How Health Insurance May Have Made Health Care More Expensive

Hitesh
Health Insurance

A problem that is specific to America is widespread medical debt. According to a survey by the Kaiser Family Foundation, around 40% of American people owe at least $250 in medical debt.

“The history of medical debt is basically a history of the changing answer to the following question: When the patient can’t pay the bill, who foots it?”

Dr. Luke Messac, an emergency physician at Brigham and Women’s Hospital in Boston who is writing a book about the history of medical debt. 

Patients have had to spend more out of pocket for healthcare as costs have increased over the previous 50 years.

There are numerous complex factors contributing to the rise in healthcare costs, such as a lack of emphasis on preventative treatment or a lack of price transparency, but the expansion of health insurance was one of the major drivers of inflation.

“It was when you get this third-party payer system where the patient doesn’t have to pay all of the cost of it directly, the insurer pays a chunk of it”, “That gives you relentless upward pressure on pricing, because if you’re going to get paid, why not get paid some more?”

Dr. Peter Kongstvedt, a senior health policy faculty member, George Mason University

With the 2003 Medicare Modernization Act sparking a boom in high-deductible health insurance plans, federal legislation in the early 2000s led to a significant reworking of how insurance companies split expenses.
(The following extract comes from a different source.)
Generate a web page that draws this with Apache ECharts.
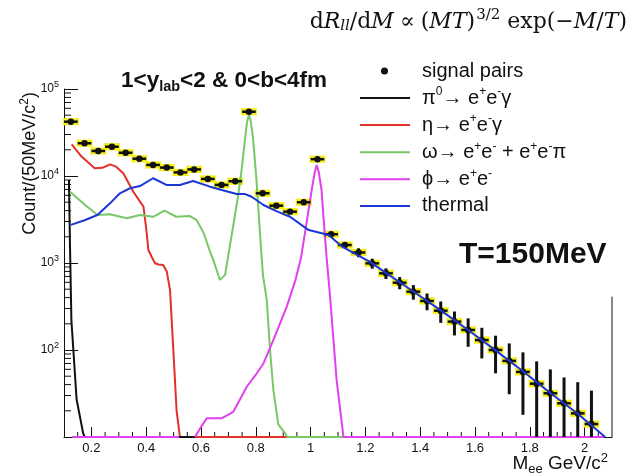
<!DOCTYPE html>
<html><head><meta charset="utf-8">
<script src="https://cdn.jsdelivr.net/npm/echarts@6/dist/echarts.min.js"></script>
<style>html,body{margin:0;padding:0;background:#fff}#c{width:636px;height:476px}</style>
</head><body><div id="c"></div>
<script>
// ---------------- data ----------------
const massBins = [0.125,0.175,0.225,0.275,0.325,0.375,0.425,0.475,0.525,0.575,0.625,0.675,0.725,0.775,0.825,0.875,0.925,0.975,1.025,1.075,1.125,1.175,1.225,1.275,1.325,1.375,1.425,1.475,1.525,1.575,1.625,1.675,1.725,1.775,1.825,1.875,1.925,1.975,2.025];
const signalCounts = [42100,23800,19400,21700,18500,15800,13400,12500,11000,11900,9250,7900,8700,54800,6330,4560,3890,4990,15600,2140,1610,1320,991,761,594,468,366,283,212,170,130,100,75,56,41,31.8,24.4,18.7,14.1];
const signalErrors = [600,400,350,380,350,320,300,300,280,300,260,240,260,900,220,190,180,210,400,130,130,155,130,107,95,89,80,78,65,61,50,46,44,38,33,28,24,24,20];
const systematicRel = 0.1;
const binHalfWidth = 0.025;

const pi0Curve = [[0.118,9000],[0.122,1500],[0.127,220],[0.146,27],[0.17,11],[0.176,10],[0.58,10]];
const etaCurve = [[0.128,23100],[0.164,16700],[0.212,12300],[0.24,12400],[0.268,13600],[0.29,12800],[0.317,10700],[0.353,6600],[0.39,4440],[0.40,2500],[0.408,1410],[0.42,1180],[0.432,993],[0.445,960],[0.462,948],[0.475,800],[0.487,490],[0.499,100],[0.511,20],[0.523,10],[0.97,10]];
const omegaCurve = [[0.122,6600],[0.177,4640],[0.222,3560],[0.268,3630],[0.329,3270],[0.377,3560],[0.425,3400],[0.467,3990],[0.51,3400],[0.558,3470],[0.584,3120],[0.61,2200],[0.633,1350],[0.645,1080],[0.669,640],[0.688,730],[0.70,1240],[0.712,2100],[0.724,3560],[0.736,6050],[0.749,12300],[0.761,27100],[0.768,42000],[0.775,50200],[0.782,42000],[0.790,27100],[0.802,9420],[0.814,2500],[0.826,728],[0.840,376],[0.852,100],[0.864,35],[0.882,14],[0.907,11],[0.915,10],[1.17,10]];
const phiCurve = [[0.13,10],[0.52,10],[0.55,null],[0.578,10],[0.60,13],[0.621,16.4],[0.675,16.4],[0.718,19.5],[0.745,28],[0.767,37.8],[0.80,52],[0.828,70],[0.864,130],[0.913,315],[0.945,640],[0.965,1150],[0.985,2860],[1.004,6900],[1.015,11000],[1.022,13400],[1.03,11000],[1.040,6900],[1.046,3720],[1.058,1200],[1.07,450],[1.095,45],[1.12,10],[2.07,10]];
const thermalCurve = [[0.125,2740],[0.175,3100],[0.222,3560],[0.268,4850],[0.304,6330],[0.341,7230],[0.377,7670],[0.425,9420],[0.474,7890],[0.523,7890],[0.571,8770],[0.633,7540],[0.676,6900],[0.73,6200],[0.761,6200],[0.785,5780],[0.828,4640],[0.875,3950],[0.925,3400],[0.993,2390],[1.066,2100],[1.115,1540],[1.215,1035],[1.275,770],[1.375,470],[1.475,285],[1.575,170],[1.675,99],[1.775,57],[1.875,32],[1.975,18.5],[2.075,10]];

const xRange = [0.1, 2.1];
const yRange = [10, 100000];
const rightFrameSpan = [10, 410];

// minor tick positions (axis decoration)
const yMinorTicks = [];
[10,100,1000,10000].forEach(d => { for (let m = 2; m <= 9; m++) yMinorTicks.push(m * d); });
const xMinorTicks = [];
for (let k = 3; k <= 41; k++) { const v = +(k * 0.05).toFixed(2); if (Math.abs(v / 0.2 - Math.round(v / 0.2)) > 1e-6 && v < 2.1) xMinorTicks.push(v); }

// ---------------- chart ----------------
const FONT = '"Liberation Sans", Arial, Helvetica, sans-serif';
const SERIF = '"DejaVu Serif", "Liberation Serif", serif';
const INK = '#111';
const C = { pi0: '#111111', eta: '#e2302a', omega: '#78c866', phi: '#e040ee', thermal: '#1a36d6' };

const legendLabels = {
  'pi0': '{t|π}{sup|0}{t|→ e}{sup|+}{t|e}{sup|-}{t|γ}',
  'eta': '{t|η→ e}{sup|+}{t|e}{sup|-}{t|γ}',
  'omega': '{t|ω→ e}{sup|+}{t|e}{sup|-}{t| + e}{sup|+}{t|e}{sup|-}{t|π}',
  'phi': '{t|ϕ→ e}{sup|+}{t|e}{sup|-}',
  'thermal': '{t|thermal}',
  'signal pairs': '{t|signal pairs}'
};
const legendRich = {
  t: { fontSize: 20, fontFamily: FONT, color: INK },
  sup: { fontSize: 12, fontFamily: FONT, color: INK, padding: [0, 0, 12, 0] }
};

const chart = echarts.init(document.getElementById('c'));

function lineSeries(name, data, color, z) {
  return { name, type: 'line', data, showSymbol: false, symbol: 'none', connectNulls: false,
    lineStyle: { color, width: 2 }, itemStyle: { color }, z, animation: false, silent: true };
}

const fr = { fontSize: 22, fontFamily: SERIF, fontWeight: 'normal', color: INK };
const option = {
  animation: false,
  backgroundColor: '#fff',
  grid: { left: 64, right: 24, top: 89, bottom: 39 },
  title: [
    { text: '{r|d}{i|R}{is|ll}{r|/d}{i|M}{o|∝}{r|(}{i|MT}{r|)}{sup|3/2}{r| exp(−}{i|M}{r|/}{i|T}{r|)}',
      right: 4, top: 3,
      textStyle: { fontWeight: 'normal', rich: {
        r: fr,
        o: Object.assign({}, fr, { padding: [0, 6, 0, 6] }),
        i: Object.assign({}, fr, { fontStyle: 'italic' }),
        is: { fontSize: 15, fontFamily: SERIF, fontWeight: 'normal', fontStyle: 'italic', color: INK, padding: [9, 0, 0, 0] },
        sup: { fontSize: 15, fontFamily: SERIF, fontWeight: 'normal', color: INK, padding: [0, 0, 13, 1] }
      } } },
    { text: '{b|1<y}{s|lab}{b|<2 & 0<b<4fm}', left: 116, top: 62,
      textStyle: { rich: {
        b: { fontSize: 22.5, fontWeight: 'bold', fontFamily: FONT, color: INK },
        s: { fontSize: 14.5, fontWeight: 'bold', fontFamily: FONT, color: INK, padding: [12, 0, 0, 0] }
      } } },
    { text: 'T=150MeV', left: 454, top: 235,
      textStyle: { fontSize: 30, fontWeight: 'bold', fontFamily: FONT, color: INK } },
    { text: '{m|M}{s|ee}{m| GeV/c}{p|2}', right: 23, top: 447,
      textStyle: { fontWeight: 'normal', rich: {
        m: { fontSize: 19, fontFamily: FONT, fontWeight: 'normal', color: INK },
        s: { fontSize: 13, fontFamily: FONT, fontWeight: 'normal', color: INK, padding: [10, 0, 0, 0] },
        p: { fontSize: 13, fontFamily: FONT, fontWeight: 'normal', color: INK, padding: [0, 0, 11, 0] }
      } } }
  ],
  graphic: [
    { type: 'text', x: 30, y: 92, rotation: Math.PI / 2,
      style: { text: '{m|Count/(50MeV/c}{p|2}{m|)}', align: 'right', verticalAlign: 'middle',
        rich: {
          m: { fontSize: 18, fontFamily: FONT, fill: INK, color: INK },
          p: { fontSize: 12, fontFamily: FONT, fill: INK, color: INK, padding: [0, 0, 11, 0] }
        } } }
  ],
  legend: [
    { data: [{ name: 'signal pairs', icon: 'circle' }], orient: 'vertical', left: 381, top: 61, padding: 0,
      itemWidth: 7, itemHeight: 7, selectedMode: false,
      formatter: n => legendLabels[n],
      textStyle: { rich: legendRich, padding: [0, 0, 0, 29] } },
    { data: ['pi0', 'eta', 'omega', 'phi', 'thermal'].map(n => ({ name: n, icon: 'rect' })),
      orient: 'vertical', left: 360, top: 86, padding: 0, itemWidth: 50, itemHeight: 2, itemGap: 3.6,
      selectedMode: false,
      formatter: n => legendLabels[n],
      textStyle: { rich: legendRich, padding: [0, 0, 0, 7], lineHeight: 23 } }
  ],
  xAxis: {
    type: 'value', min: xRange[0], max: xRange[1], splitNumber: 10,
    axisLine: { show: true, onZero: false, lineStyle: { color: INK, width: 1 } },
    axisTick: { show: true, inside: true, length: 10, lineStyle: { color: INK, width: 1 } },
    axisLabel: { margin: 5, fontSize: 13, fontFamily: FONT, color: INK, showMinLabel: false, showMaxLabel: false,
      formatter: v => (Math.abs(v - xRange[0]) < 1e-6 || Math.abs(v - xRange[1]) < 1e-6) ? '' : String(+v.toFixed(1)) },
    splitLine: { show: false }
  },
  yAxis: {
    type: 'log', logBase: 10, min: yRange[0], max: yRange[1],
    axisLine: { show: true, lineStyle: { color: INK, width: 1 } },
    axisTick: { show: true, inside: true, length: 14, lineStyle: { color: INK, width: 1 } },
    axisLabel: { margin: 5, fontFamily: FONT, color: INK,
      formatter: v => { const e = Math.round(Math.log10(v)); return e <= 1 ? '' : '{n|10}{e|' + e + '}'; },
      rich: { n: { fontSize: 12, fontFamily: FONT, color: INK }, e: { fontSize: 9, fontFamily: FONT, color: INK, padding: [0, 0, 8, 0] } } },
    splitLine: { show: false }
  },
  series: [
    { name: 'yminor', type: 'custom', data: yMinorTicks.map(v => [xRange[0], v]), z: 1, silent: true,
      renderItem: (p, api) => { const c = api.coord([api.value(0), api.value(1)]);
        return { type: 'line', shape: { x1: c[0], y1: c[1], x2: c[0] + 7, y2: c[1] }, style: { stroke: INK, lineWidth: 1 } }; } },
    { name: 'xminor', type: 'custom', data: xMinorTicks.map(v => [v, yRange[0]]), z: 1, silent: true,
      renderItem: (p, api) => { const c = api.coord([api.value(0), api.value(1)]);
        return { type: 'line', shape: { x1: c[0], y1: c[1], x2: c[0], y2: c[1] - 5 }, style: { stroke: INK, lineWidth: 1 } }; } },
    { name: 'frame', type: 'custom', data: [[xRange[1], rightFrameSpan[0], rightFrameSpan[1]]], z: 1, silent: true,
      renderItem: (p, api) => { const a = api.coord([api.value(0), api.value(1)]); const b = api.coord([api.value(0), api.value(2)]);
        return { type: 'line', shape: { x1: a[0], y1: a[1], x2: b[0], y2: b[1] }, style: { stroke: INK, lineWidth: 1 } }; } },
    { name: 'sys', type: 'custom', z: 3, silent: true,
      data: massBins.map((m, i) => [m, signalCounts[i]]),
      renderItem: (p, api) => { const x = api.value(0), y = api.value(1);
        const a = api.coord([x - binHalfWidth - 0.004, y * (1 + systematicRel)]);
        const b = api.coord([x + binHalfWidth + 0.004, y / (1 + systematicRel)]);
        return { type: 'rect', shape: { x: a[0], y: a[1], width: b[0] - a[0], height: b[1] - a[1] }, style: { fill: '#f4ee1c' } }; } },
    lineSeries('pi0', pi0Curve, C.pi0, 5),
    lineSeries('eta', etaCurve, C.eta, 4),
    lineSeries('omega', omegaCurve, C.omega, 6),
    lineSeries('phi', phiCurve, C.phi, 7),
    lineSeries('thermal', thermalCurve, C.thermal, 9),
    { name: 'signal pairs', type: 'custom', z: 8, silent: true, itemStyle: { color: INK },
      data: massBins.map((m, i) => [m, signalCounts[i], signalErrors[i]]),
      renderItem: (p, api) => {
        const x = api.value(0), y = api.value(1), e = api.value(2);
        const c = api.coord([x, y]);
        const l = api.coord([x - binHalfWidth, y]), r = api.coord([x + binHalfWidth, y]);
        const top = api.coord([x, y + e])[1];
        const bot = (y - e) > yRange[0] ? api.coord([x, y - e])[1] : p.coordSys.y + p.coordSys.height;
        return { type: 'group', children: [
          { type: 'line', shape: { x1: l[0], y1: c[1], x2: r[0], y2: c[1] }, style: { stroke: INK, lineWidth: 2.5 } },
          { type: 'line', shape: { x1: c[0], y1: top, x2: c[0], y2: bot }, style: { stroke: INK, lineWidth: 3 } },
          { type: 'circle', shape: { cx: c[0], cy: c[1], r: 3.2 }, style: { fill: INK } }
        ] };
      } }
  ]
};
chart.setOption(option);
</script>
</body></html>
A policyholder must pay a deductible before their health insurance plan begins to pay benefits. When adjusted for inflation, the average deductible for an individual in 2022 will be about $1,760, which is twice what it was in 2006.

About 70% of respondents with lower incomes claimed they couldn’t pay a $500 unforeseen medical charge. Nearly 25% of people in households making at least $90,000 a year also indicated they wouldn’t be able to pay for it right away.

“It doesn’t really take a Nobel Prize in economics to realize that if most people can’t afford a $500 bill, and the average deductible on a health plan that someone gets at work is north of $1,500 now, that’s that’s going to create a problem”, “You can’t walk into an emergency room or a hospital in this country and get out usually for less than a few thousand dollars.”